Deuxièmement, les hauts fonctionnaires savent que leur carrière ne peut prospérer par la compétence, mais qu’elle dépend de leur influence politique. Le passage en cabinet ministériel est le meilleur des sésames pour progresser sans risque : tout est fait pour que l’affectation en cabinet ministériel soit un moment intégré au parcours normal de l’individu. Dans ces conditions, pourquoi s’en priver ? C’est comme jouer à la loterie en sachant à l’avance quels sont les billets gagnants. L’enjeu n’est pas d’être efficace, mais de dire au ministre ce qu’il a envie d’entendre.

Troisièmement, les hauts fonctionnaires pensent que la gestion des ressources humaines consiste simplement à suivre les règles statutaires applicables aux fonctionnaires, comme s’il suffisait de connaître les règles du jeu d’échec pour en devenir champion international. Cette inculture profonde de la fonction publique explique très largement le gaspillage scandaleux de fonds publics dans l’ensemble des restructurations sous l’ère Sarkozy.

Par exemple, la fusion des réseaux du Trésor public (direction générale des impôts et comptabilité publique) coûtera, au total, plusieurs milliards aux contribuables, alors qu’elle était supposée produire des économies.

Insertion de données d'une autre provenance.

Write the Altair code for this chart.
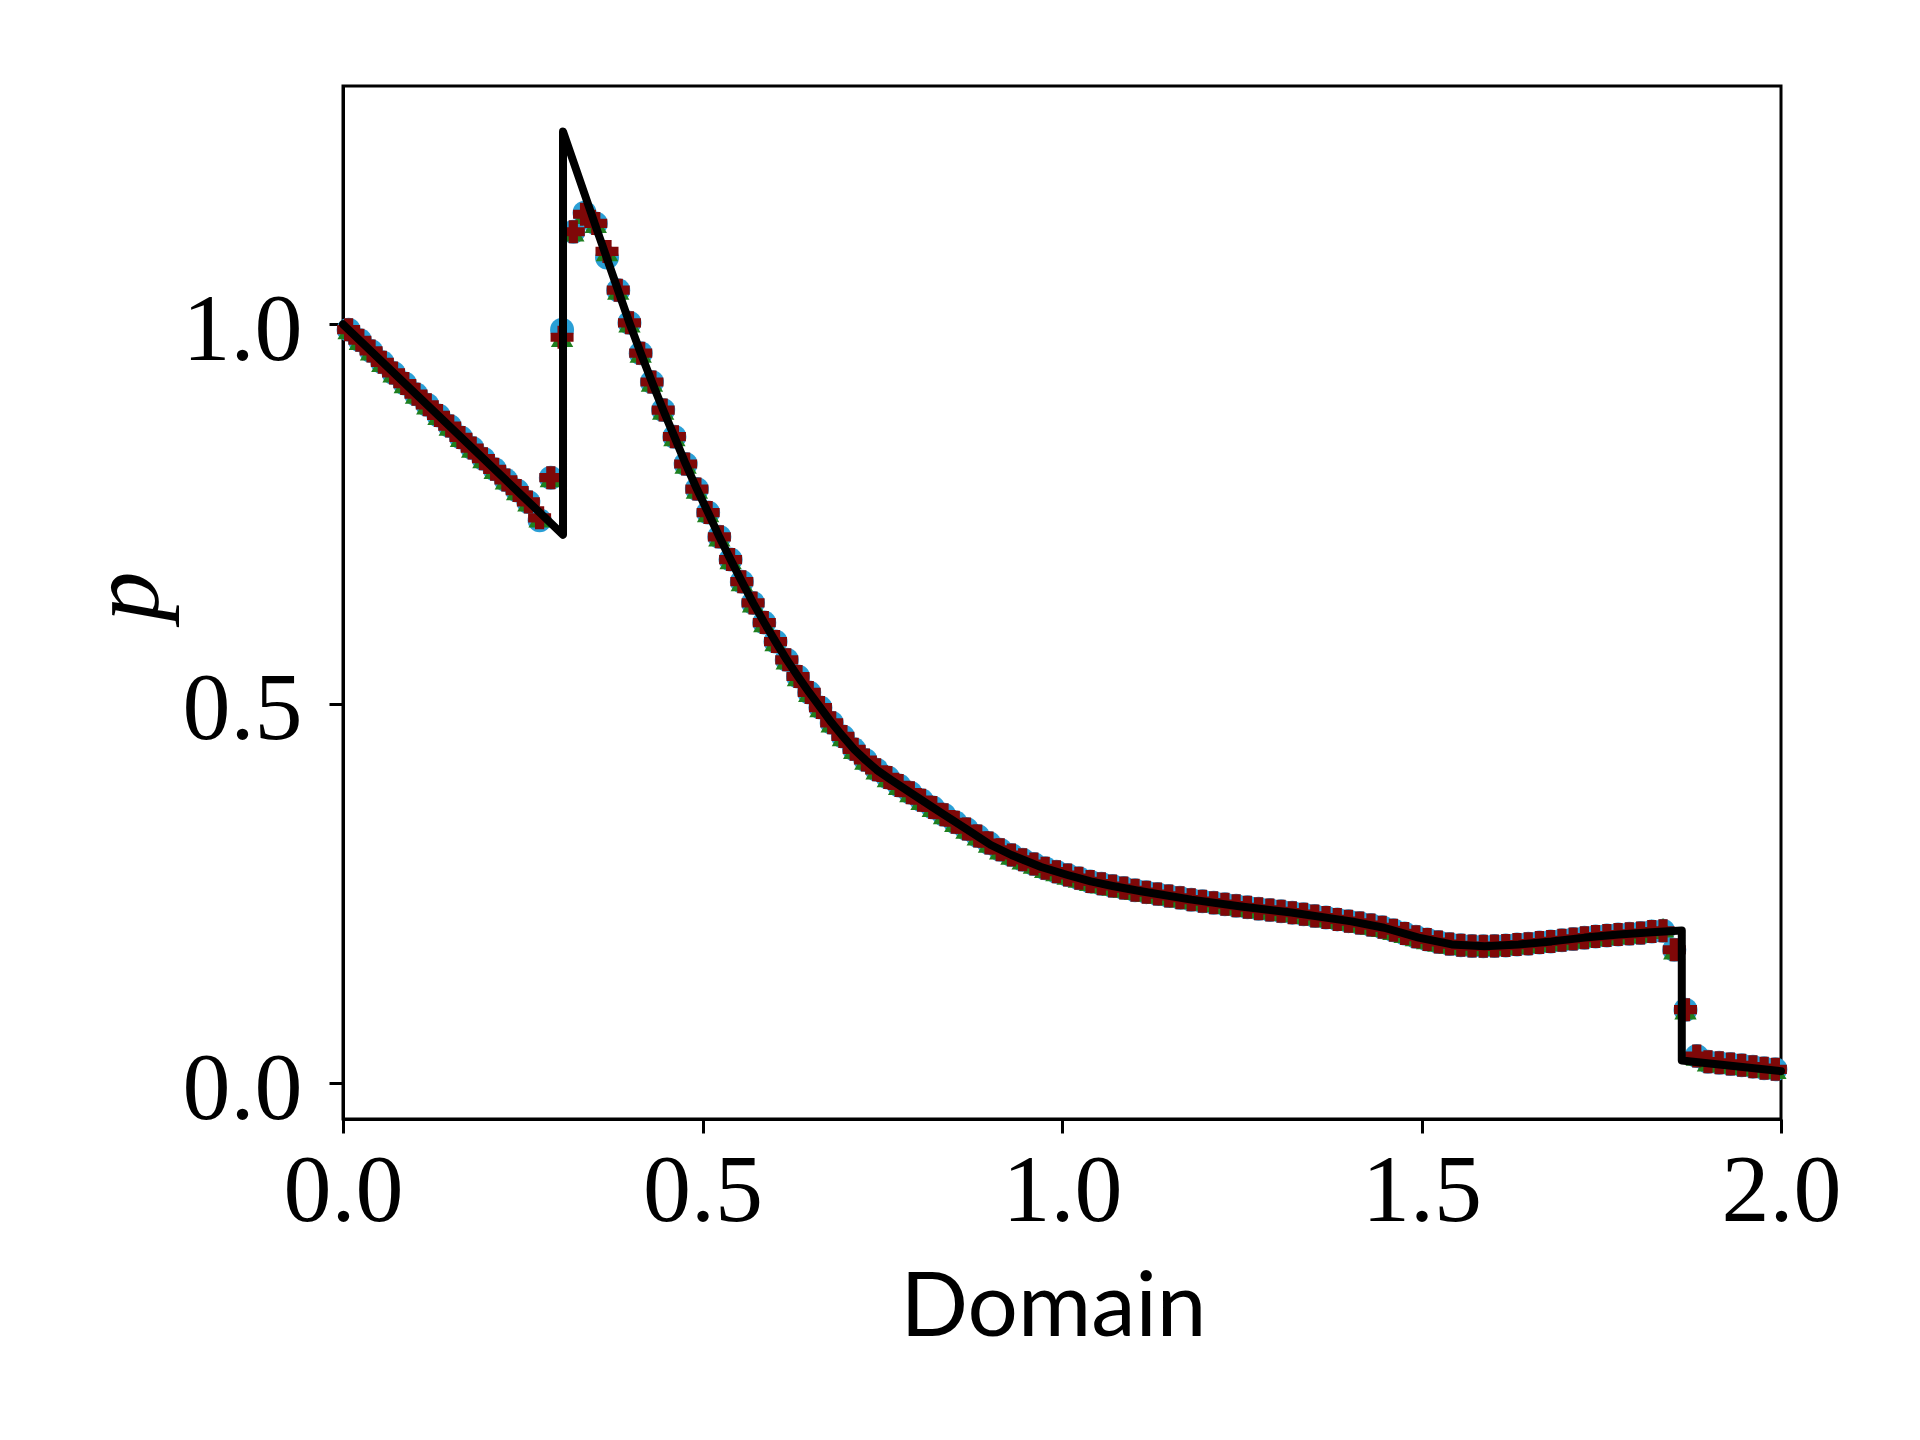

Mais la fusion ANPE et ASSEDIC, qui a donné naissance à Pôle Emploi en constitue un autre exemple : elle s’est traduite par un alignement des salaires les plus bas sur les plus élevés, sans gains effectifs de productivité.

Il est évidemment illusoire de croire que ces hauts fonctionnaires qui ont toujours vécu dans un univers administratif fondé sur un recours à la dette pour financer des décisions coûteuses, mais plaisantes pour les élus qu’ils servaient, seront capables de négocier un virage en épingle à cheveux. La culture de la servilité et de la frilosité face au changement sont aujourd’hui des fondements essentiels de la gestion de carrière dans les ministères.

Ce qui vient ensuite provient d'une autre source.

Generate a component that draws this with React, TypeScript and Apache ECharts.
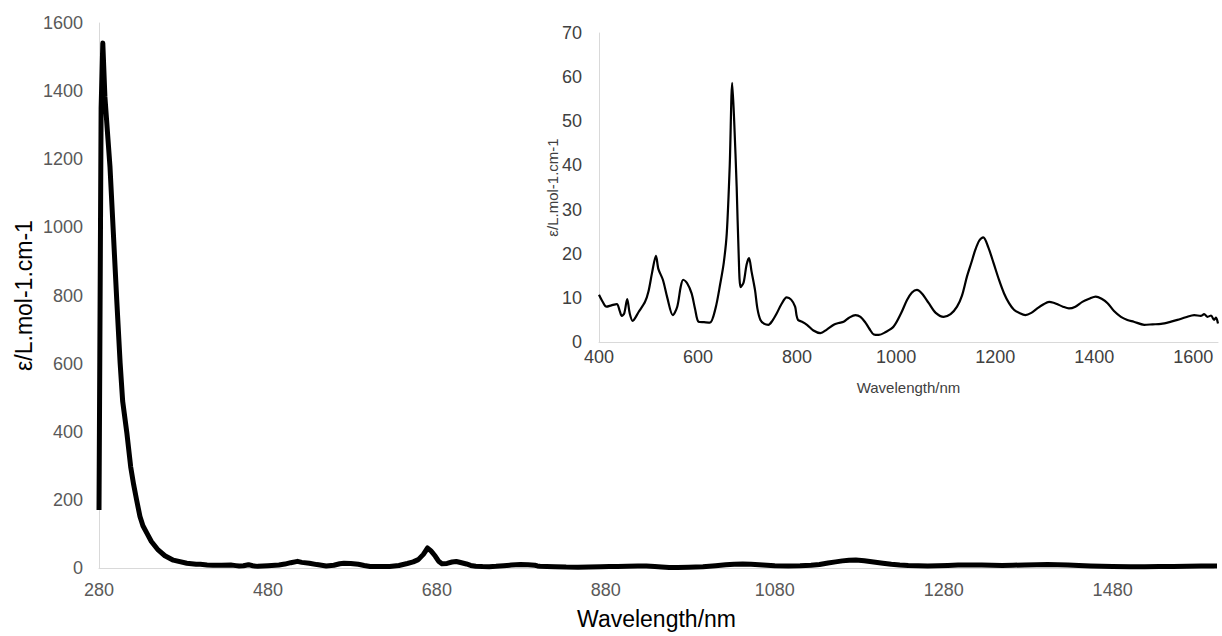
import React, { useEffect, useRef } from "react";
import * as echarts from "echarts";

// Near-UV part of the spectrum (nm, ε) — the strong band at ~285 nm
const uvWavelength = [280, 282.5, 284.5, 287, 290, 293, 297, 301, 305, 308, 313, 317.5, 321, 324.5, 328.5, 332, 336.5, 342, 350, 358, 368, 384, 395];
const uvEpsilon = [170, 1350, 1541, 1383, 1280, 1178, 983, 787, 602, 490, 396, 297, 245, 200, 151, 124, 103, 78, 53, 36, 23, 14, 11];

// Visible / NIR part of the spectrum (nm, ε), shown on its own in the inset
const nirWavelength = [
  400, 408, 415, 425, 436, 442, 446, 451, 457, 462, 468, 480, 493, 500, 507, 515, 520, 529, 538, 549,
  558, 565, 570, 578, 587, 594, 601, 612, 624, 635, 645, 652, 658, 664, 669, 673, 678, 682, 686, 692,
  698, 703, 708, 715, 720, 726, 734, 742, 750, 759, 768, 779, 788, 796, 799, 802, 810, 820, 833, 847,
  860, 874, 884, 894, 905, 918, 928, 938, 946, 955, 965, 978, 995, 1010, 1022, 1032, 1042, 1052, 1066, 1080,
  1096, 1110, 1123, 1133, 1143, 1152, 1160, 1168, 1176, 1186, 1197, 1208, 1218, 1228, 1238, 1250, 1261, 1273, 1285, 1297,
  1309, 1318, 1325, 1337, 1349, 1362, 1376, 1390, 1403, 1415, 1427, 1440, 1454, 1467, 1480, 1501, 1518, 1535, 1552, 1568,
  1585, 1602, 1615, 1622, 1629, 1636, 1642, 1646, 1650,
];
const nirEpsilon = [
  10.7, 9.0, 8.0, 8.3, 8.6, 7.0, 5.9, 6.5, 9.7, 6.5, 4.8, 6.8, 9.1, 11.5, 15.6, 19.5, 16.5, 14.1, 10.0, 6.1,
  8.0, 12.5, 14.1, 13.3, 11.0, 7.5, 4.6, 4.5, 4.4, 7.5, 13.3, 18.0, 24.6, 40, 58.7, 50, 35.2, 20, 12.4, 13.5,
  17.5, 19.0, 16.0, 11.8, 7.5, 5.0, 4.1, 3.9, 4.8, 6.5, 8.5, 10.1, 9.6, 8.0, 6.0, 5.0, 4.6, 3.9, 2.6, 2.0,
  2.8, 3.9, 4.3, 4.6, 5.5, 6.1, 5.7, 4.4, 3.0, 1.7, 1.6, 2.2, 3.5, 6.5, 9.5, 11.2, 11.8, 11.0, 8.8, 6.6,
  5.7, 6.3, 8.0, 10.5, 14.8, 18.0, 20.9, 23.0, 23.7, 21.5, 17.8, 14.0, 11.0, 8.8, 7.3, 6.5, 6.1, 6.6, 7.6, 8.5,
  9.1, 8.9, 8.6, 8.0, 7.6, 8.0, 9.1, 9.8, 10.3, 9.8, 8.8, 7.0, 5.7, 5.0, 4.6, 3.9, 4.0, 4.1, 4.5, 5.0,
  5.6, 6.1, 5.9, 6.3, 5.7, 6.0, 5.0, 5.5, 4.2,
];

const axisTitle = "Wavelength/nm";
const valueTitle = "ε/L.mol-1.cm-1";

const FONT = "'Liberation Sans', Arial, sans-serif";

// plain numbers, no thousands separator
const plain = (v: number) => String(v);

export default function App() {
  const ref = useRef<HTMLDivElement>(null);

  useEffect(() => {
    if (!ref.current) return;
    const chart = echarts.init(ref.current, undefined, { renderer: "svg" });

    const uvPairs = uvWavelength.map((w, i) => [w, uvEpsilon[i]]);
    const nirPairs = nirWavelength.map((w, i) => [w, nirEpsilon[i]]);
    const fullPairs = uvPairs.concat(nirPairs);

    const axisLine = { show: true, lineStyle: { color: "#d9d9d9", width: 1 } };

    chart.setOption({
      animation: false,
      backgroundColor: "#ffffff",
      grid: [
        { left: 99, right: 8, top: 23, bottom: 68 },
        { left: 599, right: 4, top: 33, bottom: 294 },
      ],
      xAxis: [
        {
          type: "value",
          gridIndex: 0,
          min: 280,
          max: 1600,
          interval: 200,
          name: axisTitle,
          nameLocation: "middle",
          nameGap: 39,
          nameMoveOverlap: false,
          nameTextStyle: { fontFamily: FONT, fontSize: 23, color: "#000000" },
          axisLine,
          axisTick: { show: false },
          splitLine: { show: false },
          axisLabel: { fontFamily: FONT, fontSize: 18, color: "#595959", margin: 13, showMaxLabel: false, formatter: plain },
        },
        {
          type: "value",
          gridIndex: 1,
          min: 400,
          max: 1650,
          interval: 200,
          name: axisTitle,
          nameLocation: "middle",
          nameGap: 38,
          nameMoveOverlap: false,
          nameTextStyle: { fontFamily: FONT, fontSize: 15, color: "#404040" },
          axisLine,
          axisTick: { show: false },
          splitLine: { show: false },
          axisLabel: { fontFamily: FONT, fontSize: 18, color: "#404040", margin: 6, showMaxLabel: false, formatter: plain },
        },
      ],
      yAxis: [
        {
          type: "value",
          gridIndex: 0,
          min: 0,
          max: 1600,
          interval: 200,
          name: valueTitle,
          nameLocation: "middle",
          nameGap: 64,
          nameMoveOverlap: false,
          nameTextStyle: { fontFamily: FONT, fontSize: 23, color: "#000000" },
          axisLine,
          axisTick: { show: false },
          splitLine: { show: false },
          axisLabel: { fontFamily: FONT, fontSize: 18, color: "#595959", margin: 16, formatter: plain },
        },
        {
          type: "value",
          gridIndex: 1,
          min: 0,
          max: 70,
          interval: 10,
          name: valueTitle,
          nameLocation: "middle",
          nameGap: 39,
          nameMoveOverlap: false,
          nameTextStyle: { fontFamily: FONT, fontSize: 15, color: "#404040" },
          axisLine,
          axisTick: { show: false },
          splitLine: { show: false },
          axisLabel: { fontFamily: FONT, fontSize: 18, color: "#404040", margin: 17, formatter: plain },
        },
      ],
      series: [
        {
          type: "line",
          xAxisIndex: 0,
          yAxisIndex: 0,
          data: fullPairs,
          showSymbol: false,
          smooth: false,
          lineStyle: { color: "#000000", width: 5, join: "round", cap: "butt" },
        },
        {
          type: "line",
          xAxisIndex: 1,
          yAxisIndex: 1,
          data: nirPairs,
          showSymbol: false,
          smooth: 0.3,
          lineStyle: { color: "#000000", width: 2.2, join: "round" },
        },
      ],
    });

    return () => chart.dispose();
  }, []);

  return (
    <div
      ref={ref}
      style={{ position: "fixed", left: 0, top: 0, width: 1222, height: 636 }}
    />
  );
}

Comment changer la donne? Deux mesures simples pourraient se révéler efficaces.

D’abord, interdire à un collaborateur de cabinet d’occuper pendant les 10 ans qui suivent un poste dans le ministère dont il conseille le ministre. Cette mesure salutaire évitera les stratégies opportunistes.

Ensuite, créer des comités de rémunération dans les ministères, intégrant des personnalités civiles, chargés de fixer les primes variables des hauts fonctionnaires. L’évaluation se fonderait sur deux critères: la qualité du service délivré et la maîtrise, voire la réduction des dépenses.

Assez rapidement, ces deux mesures permettrait de commencer par le haut le nettoyage au balai d’une administration qui ne peut raisonnablement imaginer qu’elle dépensera comme avant, alors que les Français se serrent la ceinture.